:: INPUT ROWS ::
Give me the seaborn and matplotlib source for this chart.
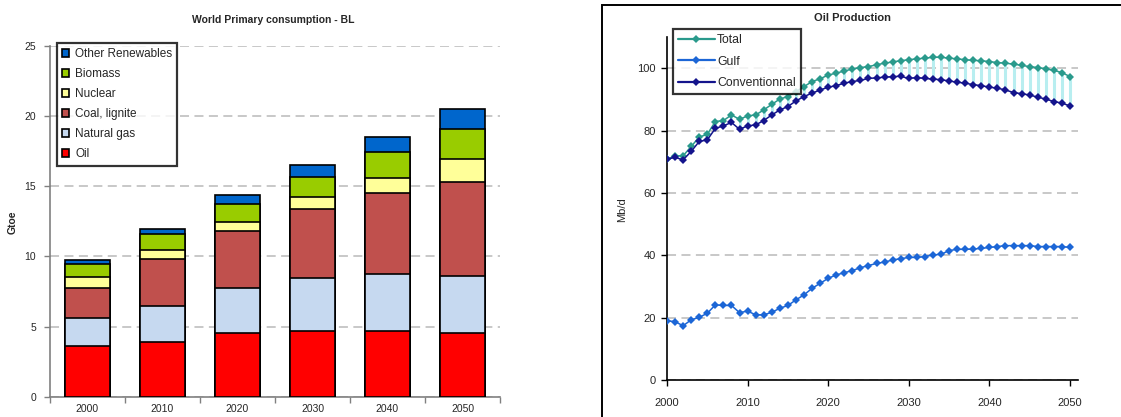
:::
:: INPUT ROWS ::
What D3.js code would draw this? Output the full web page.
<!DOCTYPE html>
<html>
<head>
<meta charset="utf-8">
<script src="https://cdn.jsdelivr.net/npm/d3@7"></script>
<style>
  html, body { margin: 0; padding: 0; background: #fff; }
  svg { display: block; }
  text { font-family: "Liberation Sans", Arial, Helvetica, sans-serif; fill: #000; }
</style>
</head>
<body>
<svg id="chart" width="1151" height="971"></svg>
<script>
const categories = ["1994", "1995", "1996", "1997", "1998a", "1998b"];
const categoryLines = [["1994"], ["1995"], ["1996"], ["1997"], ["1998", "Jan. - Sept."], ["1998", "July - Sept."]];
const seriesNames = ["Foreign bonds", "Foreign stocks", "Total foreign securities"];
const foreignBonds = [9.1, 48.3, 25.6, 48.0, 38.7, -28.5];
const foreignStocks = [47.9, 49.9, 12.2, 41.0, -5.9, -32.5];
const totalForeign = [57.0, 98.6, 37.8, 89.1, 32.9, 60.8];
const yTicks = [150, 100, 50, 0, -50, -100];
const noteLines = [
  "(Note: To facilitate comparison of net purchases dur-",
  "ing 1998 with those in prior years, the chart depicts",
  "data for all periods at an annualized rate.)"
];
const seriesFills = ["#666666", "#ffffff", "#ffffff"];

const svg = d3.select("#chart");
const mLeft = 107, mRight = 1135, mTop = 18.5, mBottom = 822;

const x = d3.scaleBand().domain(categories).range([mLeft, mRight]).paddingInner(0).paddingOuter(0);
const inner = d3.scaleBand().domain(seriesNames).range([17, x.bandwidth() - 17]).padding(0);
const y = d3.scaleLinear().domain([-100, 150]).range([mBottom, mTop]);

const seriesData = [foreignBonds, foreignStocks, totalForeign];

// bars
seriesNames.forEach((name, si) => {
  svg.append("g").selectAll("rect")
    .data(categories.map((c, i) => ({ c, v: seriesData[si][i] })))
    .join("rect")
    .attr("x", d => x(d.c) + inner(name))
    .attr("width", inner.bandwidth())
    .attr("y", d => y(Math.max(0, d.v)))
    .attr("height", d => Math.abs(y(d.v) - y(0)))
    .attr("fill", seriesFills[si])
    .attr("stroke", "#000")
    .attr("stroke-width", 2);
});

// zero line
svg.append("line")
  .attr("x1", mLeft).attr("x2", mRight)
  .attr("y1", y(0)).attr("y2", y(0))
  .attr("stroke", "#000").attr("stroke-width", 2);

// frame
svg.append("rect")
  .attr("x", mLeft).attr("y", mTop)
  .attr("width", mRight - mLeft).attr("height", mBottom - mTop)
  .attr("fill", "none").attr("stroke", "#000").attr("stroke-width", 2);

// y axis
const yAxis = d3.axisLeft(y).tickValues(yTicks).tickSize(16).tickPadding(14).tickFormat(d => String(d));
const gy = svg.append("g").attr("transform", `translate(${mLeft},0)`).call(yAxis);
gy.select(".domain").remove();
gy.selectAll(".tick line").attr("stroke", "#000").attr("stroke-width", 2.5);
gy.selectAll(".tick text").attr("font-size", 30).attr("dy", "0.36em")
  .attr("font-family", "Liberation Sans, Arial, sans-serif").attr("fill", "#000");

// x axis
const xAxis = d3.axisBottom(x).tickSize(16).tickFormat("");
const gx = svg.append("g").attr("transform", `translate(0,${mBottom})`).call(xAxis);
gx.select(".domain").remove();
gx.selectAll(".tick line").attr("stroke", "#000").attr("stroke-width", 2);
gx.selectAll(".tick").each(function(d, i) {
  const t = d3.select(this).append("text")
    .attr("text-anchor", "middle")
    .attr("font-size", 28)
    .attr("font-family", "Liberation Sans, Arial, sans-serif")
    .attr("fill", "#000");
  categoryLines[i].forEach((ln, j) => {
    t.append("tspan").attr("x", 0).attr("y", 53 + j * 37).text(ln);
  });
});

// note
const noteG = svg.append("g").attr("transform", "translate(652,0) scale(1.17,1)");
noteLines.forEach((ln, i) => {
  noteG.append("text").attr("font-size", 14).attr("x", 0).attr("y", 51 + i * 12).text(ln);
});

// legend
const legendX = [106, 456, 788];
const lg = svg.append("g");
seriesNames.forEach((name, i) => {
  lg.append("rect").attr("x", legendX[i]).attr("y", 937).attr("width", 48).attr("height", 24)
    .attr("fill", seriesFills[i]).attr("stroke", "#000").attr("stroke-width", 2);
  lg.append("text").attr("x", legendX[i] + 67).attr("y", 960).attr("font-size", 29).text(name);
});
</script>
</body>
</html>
:::
REQUEST:
Exactly and exclusively, reproduce the lines that start at the line containing "What D3.js code" and end at the line containing "const mLeft = 107, mRight", inclusive of both.

OUTPUT OF THE TASK:
What D3.js code would draw this? Output the full web page.
<!DOCTYPE html>
<html>
<head>
<meta charset="utf-8">
<script src="https://cdn.jsdelivr.net/npm/d3@7"></script>
<style>
  html, body { margin: 0; padding: 0; background: #fff; }
  svg { display: block; }
  text { font-family: "Liberation Sans", Arial, Helvetica, sans-serif; fill: #000; }
</style>
</head>
<body>
<svg id="chart" width="1151" height="971"></svg>
<script>
const categories = ["1994", "1995", "1996", "1997", "1998a", "1998b"];
const categoryLines = [["1994"], ["1995"], ["1996"], ["1997"], ["1998", "Jan. - Sept."], ["1998", "July - Sept."]];
const seriesNames = ["Foreign bonds", "Foreign stocks", "Total foreign securities"];
const foreignBonds = [9.1, 48.3, 25.6, 48.0, 38.7, -28.5];
const foreignStocks = [47.9, 49.9, 12.2, 41.0, -5.9, -32.5];
const totalForeign = [57.0, 98.6, 37.8, 89.1, 32.9, 60.8];
const yTicks = [150, 100, 50, 0, -50, -100];
const noteLines = [
  "(Note: To facilitate comparison of net purchases dur-",
  "ing 1998 with those in prior years, the chart depicts",
  "data for all periods at an annualized rate.)"
];
const seriesFills = ["#666666", "#ffffff", "#ffffff"];

const svg = d3.select("#chart");
const mLeft = 107, mRight = 1135, mTop = 18.5, mBottom = 822;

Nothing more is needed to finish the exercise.